Lanzarote, una isla diferente

Lo cierto es que Lanzarote es una isla maravillosa, precisamente porque de primeras engaña, pero poco a poco te das cuenta de que engancha.

Llegas con el susto en el cuerpo –en mi caso es siempre así- después de un vuelo aterrador de dos horas y media interminables y, la primera imagen que tienes, es la de un aeropuerto de andar por casa y un paisaje árido y rocoso que a la gente le encantaba, pero a mí me dejaba como estaba.

A medida que fueron pasando los días fui descubriendo los encantos de vivir en una ciudad de 5.000 habitantes. Su tranquilidad, sus playas vírgenes y hasta ese paraíso lunar, en el que no ves una planta en kilómetros a la redonda, que al principio me desencantaba.

Durante una semana pude montar en dromedario, contemplar el Parque Nacional de Timanfaya, la Cueva de los Verdes –con su singular secreto, que no os contaré-, los Jameos del Agua, etc. Un escenario de tesoros escondidos que has de ir conociendo poco a poco.

En cuanto al alojamiento, nos hospedamos –mi novia y yo- en el hotel Papagayo Arena, un complejo espectacular acondicionado con todo tipo de detalles destinados al relax.
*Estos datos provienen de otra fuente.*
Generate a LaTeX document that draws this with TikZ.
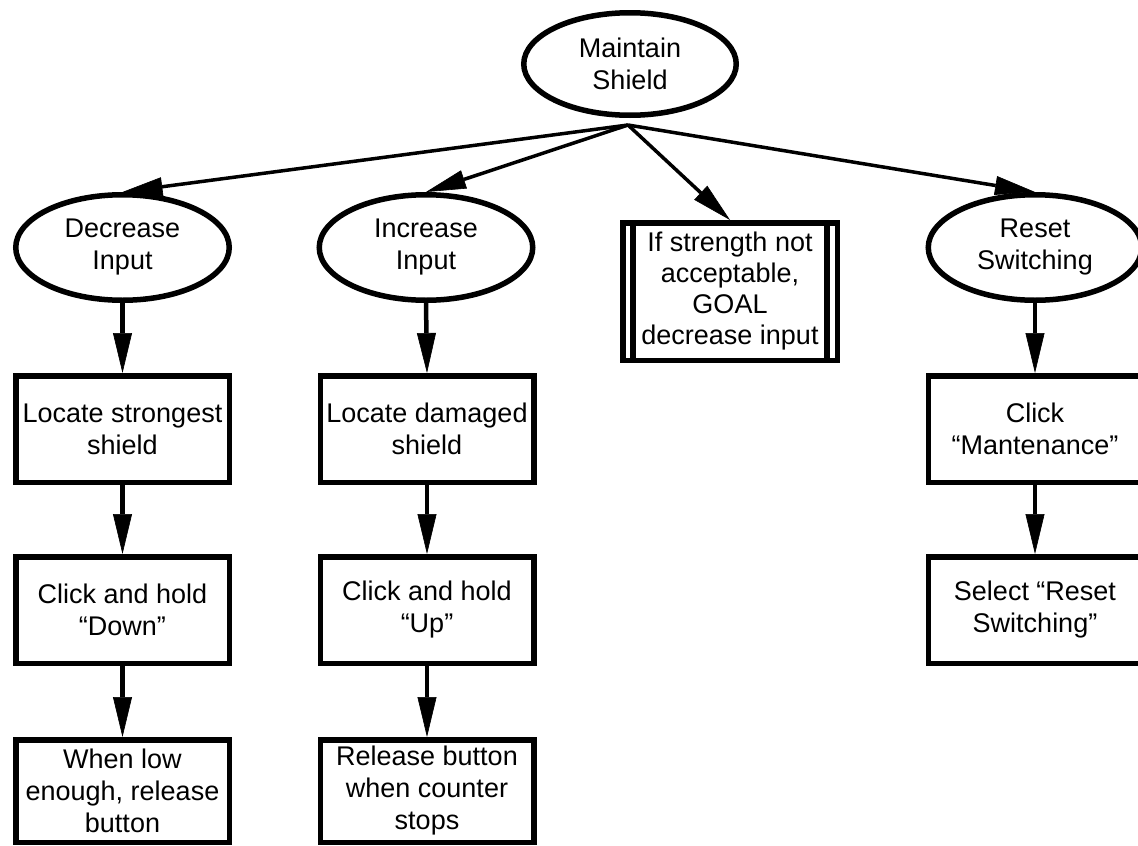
\documentclass[tikz,border=0pt]{standalone}
\usepackage{fontspec}
\setmainfont{Liberation Sans}
\usetikzlibrary{shapes.geometric,arrows.meta}
\tikzset{
  txt/.style={align=center,font=\fontsize{27}{32}\selectfont,inner sep=0pt},
  oval/.style={txt,ellipse,draw,line width=5.5pt,minimum width=213.5pt,minimum height=105.5pt},
  stepbox/.style={txt,rectangle,draw,line width=5.5pt,minimum width=213.5pt,minimum height=106.5pt},
  conn/.style={line width=4.5pt,-{Triangle[length=40pt,width=19pt,line width=0.6pt]}},
  diag/.style={line width=3.5pt,-{Triangle[length=40pt,width=19pt,line width=0.6pt]}}
}
\begin{document}
\begin{tikzpicture}[x=1pt,y=-1pt]
\clip (0,0) rectangle (1138,846);
\fill[white] (0,0) rectangle (1138,846);
% top
\node[oval,minimum width=212.5pt,minimum height=102.5pt] (top) at (630,64) {Maintain\\Shield};
\coordinate (hub) at (628,125);
% second row
\node[oval] (dec) at (122.5,247.5) {Decrease\\Input};
\node[oval] (inc) at (426,247.5) {Increase\\Input};
\node[oval] (rst) at (1035,247.5) {Reset\\Switching};
\node[txt,rectangle,draw,line width=5.5pt,minimum width=214.5pt,minimum height=137.5pt,font=\fontsize{27}{31}\selectfont] (goal) at (730,291.5) {If strength not\\acceptable,\\GOAL\\decrease input};
\draw[line width=5.5pt] ([xshift=13pt]goal.north west) -- ([xshift=13pt]goal.south west);
\draw[line width=5.5pt] ([xshift=-13pt]goal.north east) -- ([xshift=-13pt]goal.south east);
% column 1
\node[stepbox] (d1) at (122.5,429) {Locate strongest\\shield};
\node[stepbox] (d2) at (122.5,610) {Click and hold\\“Down”};
\node[stepbox,minimum height=102.5pt] (d3) at (122.5,791) {When low\\enough, release\\button};
% column 2
\node[stepbox] (i1) at (427,429) {Locate damaged\\shield};
\node[stepbox] (i2) at (427,610) {Click and hold\\“Up”};
\node[stepbox,minimum height=102.5pt] (i3) at (427,791) {Release button\\when counter\\stops};
% column 4
\node[stepbox] (r1) at (1035,429) {Click\\“Mantenance”};
\node[stepbox] (r2) at (1035,610) {Select “Reset\\Switching”};
% connectors
\draw[diag] (hub) -- (dec.north);
\draw[diag] (hub) -- (inc.north);
\draw[diag] (hub) -- (goal.north);
\draw[diag] (hub) -- (rst.north);
\draw[conn] (dec.south) -- (d1.north);
\draw[conn] (d1.south) -- (d2.north);
\draw[conn] (d2.south) -- (d3.north);
\draw[conn] (inc.south) -- (i1.north);
\draw[conn] (i1.south) -- (i2.north);
\draw[conn] (i2.south) -- (i3.north);
\draw[conn] (rst.south) -- (r1.north);
\draw[conn] (r1.south) -- (r2.north);
\end{tikzpicture}
\end{document}
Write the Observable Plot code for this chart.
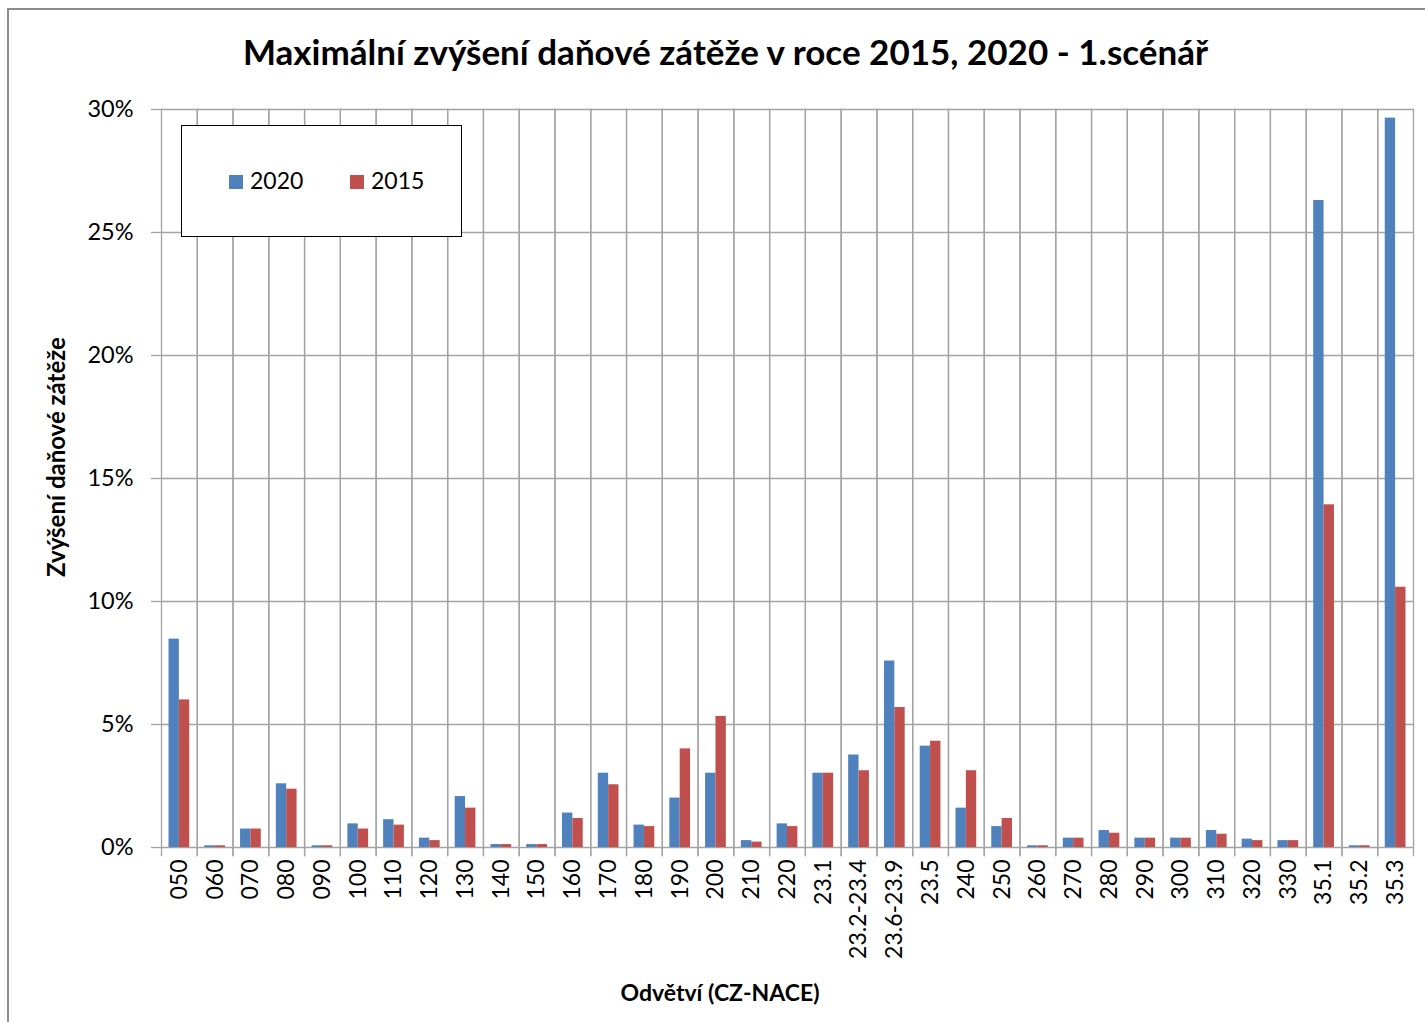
<!DOCTYPE html>
<html>
<head>
<meta charset="utf-8">
<script src="https://cdn.jsdelivr.net/npm/d3@7"></script>
<script src="https://cdn.jsdelivr.net/npm/@observablehq/plot@0.6"></script>
<style>
  html, body { margin: 0; padding: 0; background: #fff; }
  body { width: 1425px; height: 1022px; position: relative; overflow: hidden; font-family: Lato, "Open Sans", sans-serif; }
  #border { position: absolute; left: 7px; top: 8px; right: -5px; bottom: -5px; border-left: 2px solid #8c8c8c; border-top: 2px solid #8c8c8c; pointer-events: none; }
  #title { height: 90px; box-sizing: border-box; padding-top: 31px; padding-left: 26px; text-align: center; font-weight: bold; font-size: 35px; line-height: 40px; color: #000; }
  #xtitle { position: absolute; left: 0; width: 1440px; top: 978px; text-align: center; font-weight: bold; font-size: 23px; line-height: 28px; color: #000; }
  #ytitle { position: absolute; left: -144px; top: 443px; width: 400px; height: 28px; text-align: center; font-weight: bold; font-size: 24px; line-height: 28px; color: #000; transform: rotate(-90deg); transform-origin: 200px 14px; }
  #legend { position: absolute; left: 181px; top: 125px; width: 279px; height: 110px; border: 1px solid #000; background: #fff; }
  .li { position: absolute; top: 41px; font-size: 23px; line-height: 26px; color: #000; }
  .sw { display: inline-block; width: 14px; height: 14px; margin-right: 7px; vertical-align: 0px; }
</style>
</head>
<body>
<div id="border"></div>
<div id="title">Maximální zvýšení daňové zátěže v roce 2015, 2020 - 1.scénář</div>
<div id="chart"></div>
<div id="xtitle">Odvětví (CZ-NACE)</div>
<div id="ytitle">Zvýšení daňové zátěže</div>
<div id="legend"></div>
<script>
const categories = ["050","060","070","080","090","100","110","120","130","140","150","160","170","180","190","200","210","220","23.1","23.2-23.4","23.6-23.9","23.5","240","250","260","270","280","290","300","310","320","330","35.1","35.2","35.3"];
const series = ["2020", "2015"];
const values2020 = [8.47,0.07,0.75,2.59,0.07,0.96,1.13,0.38,2.07,0.12,0.12,1.40,3.02,0.91,2.01,3.02,0.28,0.96,3.02,3.76,7.58,4.12,1.60,0.85,0.07,0.38,0.69,0.38,0.38,0.69,0.34,0.28,26.30,0.07,29.65];
const values2015 = [6.00,0.07,0.75,2.37,0.07,0.75,0.91,0.28,1.60,0.12,0.12,1.18,2.55,0.85,4.01,5.33,0.22,0.85,3.02,3.12,5.69,4.32,3.12,1.18,0.07,0.38,0.58,0.38,0.38,0.54,0.28,0.28,13.93,0.07,10.58];
const yTicks = [0, 5, 10, 15, 20, 25, 30];
const colors = ["#4F81BD", "#C0504D"];

const rows = categories.flatMap((c, i) => [
  {cat: c, series: series[0], value: values2020[i]},
  {cat: c, series: series[1], value: values2015[i]}
]);

const grid = "#a3a3a3";

const chart = Plot.plot({
  width: 1425,
  height: 932,
  marginLeft: 161,
  marginRight: 12,
  marginTop: 19,
  marginBottom: 175,
  style: {fontFamily: "Lato, 'Open Sans', sans-serif", fontSize: "23px", color: "#000", background: "transparent", overflow: "visible"},
  fx: {domain: categories, padding: 0, round: false},
  x: {domain: series, paddingInner: 0, paddingOuter: 0.725, axis: null, round: false},
  y: {domain: [0, 30]},
  color: {domain: series, range: colors},
  marks: [
    Plot.gridY({ticks: yTicks, stroke: grid, strokeOpacity: 1, strokeWidth: 1.3}),
    Plot.frame({anchor: "left", stroke: grid, strokeWidth: 1.3, insetBottom: -8}),
    Plot.frame({anchor: "right", stroke: grid, strokeWidth: 1.3, insetBottom: -8}),
    Plot.barY(rows, {fx: "cat", x: "series", y: "value", fill: "series"}),
    Plot.axisY({ticks: yTicks, tickFormat: d => d + "%", tickSize: 10, tickPadding: 18, stroke: grid, strokeWidth: 1.3,
      label: null, fontSize: 23.5}),
    Plot.axisFx({anchor: "bottom", tickRotate: -90, tickSize: 0, tickPadding: 12, label: null, fontSize: 23})
  ]
});
document.getElementById("chart").appendChild(chart);

const legend = document.getElementById("legend");
const lx = [47, 168];
series.forEach((s, i) => {
  const item = document.createElement("div");
  item.className = "li";
  item.style.left = lx[i] + "px";
  item.innerHTML = `<span class="sw" style="background:${colors[i]}"></span>${s}`;
  legend.appendChild(item);
});
</script>
</body>
</html>
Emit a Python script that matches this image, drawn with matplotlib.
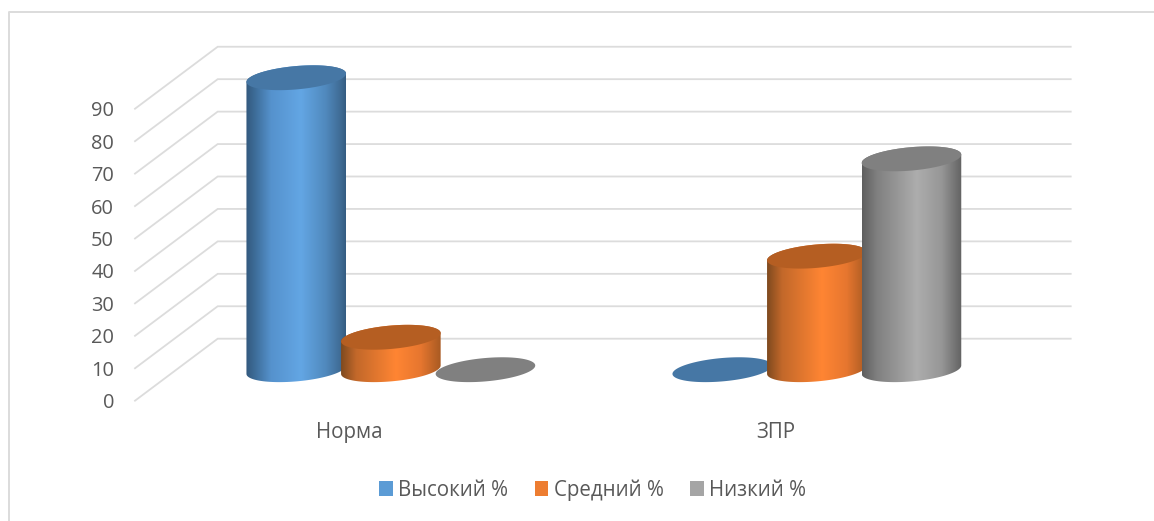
#!/usr/bin/env python
# -*- coding: utf-8 -*-

import matplotlib

matplotlib.use("Agg")

import matplotlib.pyplot as plt
import numpy as np

from matplotlib.colors import LinearSegmentedColormap
from matplotlib.lines import Line2D
from matplotlib.patches import Patch, Polygon

categories = ["Норма", "ЗПР"]
series_names = ["Высокий %", "Средний %", "Низкий %"]
vysokiy = [90, 0]
sredniy = [10, 35]
nizkiy = [0, 65]
y_ticks = [0, 10, 20, 30, 40, 50, 60, 70, 80, 90]

legend_colors = ["#5b9bd5", "#ed7d31", "#a5a5a5"]
top_colors = ["#4677a5", "#b55e22", "#808080"]
body_stops = [
    [(0, "#33597d"), (0.1, "#3f6f9c"), (0.25, "#5592cd"), (0.55, "#63a6e4"), (0.8, "#5089bd"), (0.95, "#3f6b94"), (1, "#355d82")],
    [(0, "#7f4a1f"), (0.15, "#c2682a"), (0.55, "#ff8533"), (0.8, "#e6762f"), (1, "#a85a22")],
    [(0, "#5f5f5f"), (0.15, "#808080"), (0.55, "#adadad"), (0.8, "#969696"), (1, "#626262")],
]

W, H = 1154, 521
TEXT = "#595959"
GRID = "#dcdcdc"

# pixel layout of the fake 3d box
AX_LEFT, AX_RIGHT = 135, 1070.7
AX_BOTTOM, AX_TOP = 400.7, 46
PX_PER_UNIT = 3.244
PX_PER_CAT = 426
CAT0_PX = 349.5
DEPTH_X, DEPTH_Y = 82.7, 62  # floor depth in px
BAR_STEP = 94.6  # px between cylinders
RX, RY, SHEAR = 49.8, 11.7, 4.2  # top ellipse in px

plt.rcParams["font.family"] = ["Open Sans", "DejaVu Sans"]

fig = plt.figure(figsize=(W / 100, H / 100), dpi=100, facecolor="white")
ax = fig.add_axes([AX_LEFT / W, 1 - AX_BOTTOM / H, (AX_RIGHT - AX_LEFT) / W, (AX_BOTTOM - AX_TOP) / H])
ax.set_xlim((AX_LEFT - CAT0_PX) / PX_PER_CAT, (AX_RIGHT - CAT0_PX) / PX_PER_CAT)
ax.set_ylim(0, (AX_BOTTOM - AX_TOP) / PX_PER_UNIT)
ax.patch.set_visible(False)
for side in ax.spines.values():
    side.set_visible(False)

dx = 1 / PX_PER_CAT
dy = 1 / PX_PER_UNIT
x0, x1 = ax.get_xlim()
back_x = x0 + DEPTH_X * dx
back_y = DEPTH_Y * dy

# walls
for v in y_ticks:
    ax.plot([x0, back_x, x1], [v, v + back_y, v + back_y], color=GRID, lw=1.3, zorder=1, solid_joinstyle="miter", clip_on=False)


def ellipse_xy(cx, cy, t):
    # sheared so the right end sits higher than the left
    return cx + RX * dx * np.cos(t), cy + (SHEAR * np.cos(t) + RY * np.sin(t)) * dy


# cylinders sit half way back on the floor
for s, values in enumerate([vysokiy, sredniy, nizkiy]):
    cmap = LinearSegmentedColormap.from_list("body%d" % s, body_stops[s])
    for c, value in enumerate(values):
        cx = c + (DEPTH_X / 2 + (s - 1) * BAR_STEP) * dx
        base = back_y / 2
        top = base + value
        z = 3 + c * 10 + s
        if value > 0:
            lx, ly = ellipse_xy(cx, base, np.linspace(np.pi, 2 * np.pi, 60))
            ux, uy = ellipse_xy(cx, top, np.linspace(0, np.pi, 60))
            verts = np.column_stack([np.r_[lx, ux], np.r_[ly, uy]])
            outline = Polygon(verts, closed=True, fc="none", ec="none", zorder=z)
            ax.add_patch(outline)
            grad = np.linspace(0, 1, 256).reshape(1, -1)
            im = ax.imshow(grad, cmap=cmap, aspect="auto", zorder=z, interpolation="bilinear",
                           extent=(cx - RX * dx, cx + RX * dx, base - RY * dy - 2, top + RY * dy + 2))
            im.set_clip_path(outline)
        tx, ty = ellipse_xy(cx, top, np.linspace(0, 2 * np.pi, 120))
        ax.add_patch(Polygon(np.column_stack([tx, ty]), closed=True, fc=top_colors[s], ec="none", zorder=z + 0.5))

ax.set_xlim(x0, x1)
ax.set_ylim(0, (AX_BOTTOM - AX_TOP) / PX_PER_UNIT)

ax.set_xticks(range(len(categories)))
ax.set_xticklabels(categories)
ax.set_yticks(y_ticks)
ax.tick_params(axis="y", length=0, pad=15, labelsize=14.4, labelcolor=TEXT)
ax.tick_params(axis="x", length=0, pad=15.5, labelsize=14.8, labelcolor=TEXT)

handles = [Patch(fc=col, ec="none", label=name) for col, name in zip(legend_colors, series_names)]
fig.legend(handles=handles, ncol=3, loc="center", bbox_to_anchor=(592.5 / W, 1 - 490 / H), frameon=False,
           fontsize=14.8, labelcolor=TEXT, handlelength=0.68, handleheight=0.68, handletextpad=0.25,
           columnspacing=1.3, borderpad=0, borderaxespad=0)

# chart frame, cut by the image on the right and bottom
fig.add_artist(Line2D([9 / W, 9 / W, 1], [0, 1 - 12 / H, 1 - 12 / H], color=GRID, lw=1.4))

fig.savefig("out.png", dpi=100)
Seis piscinas, cuatro jacuzzis, saunas, baño turco, tres restaurantes… para no salir.

El único problema con el que nos encontramos fue la comida. Como siempre, la comida tipo buffet nos decepcionó, sobre todo en lo relativo a variedad. Y es que con estas cosas ya se sabe: el pollo que sobre en la comida te lo cenas con tomate.

Por lo demás, todo perfecto hasta el último día, cuando la sombra del avión comenzó a planear sobre mi ya de por sí atormentada cabeza.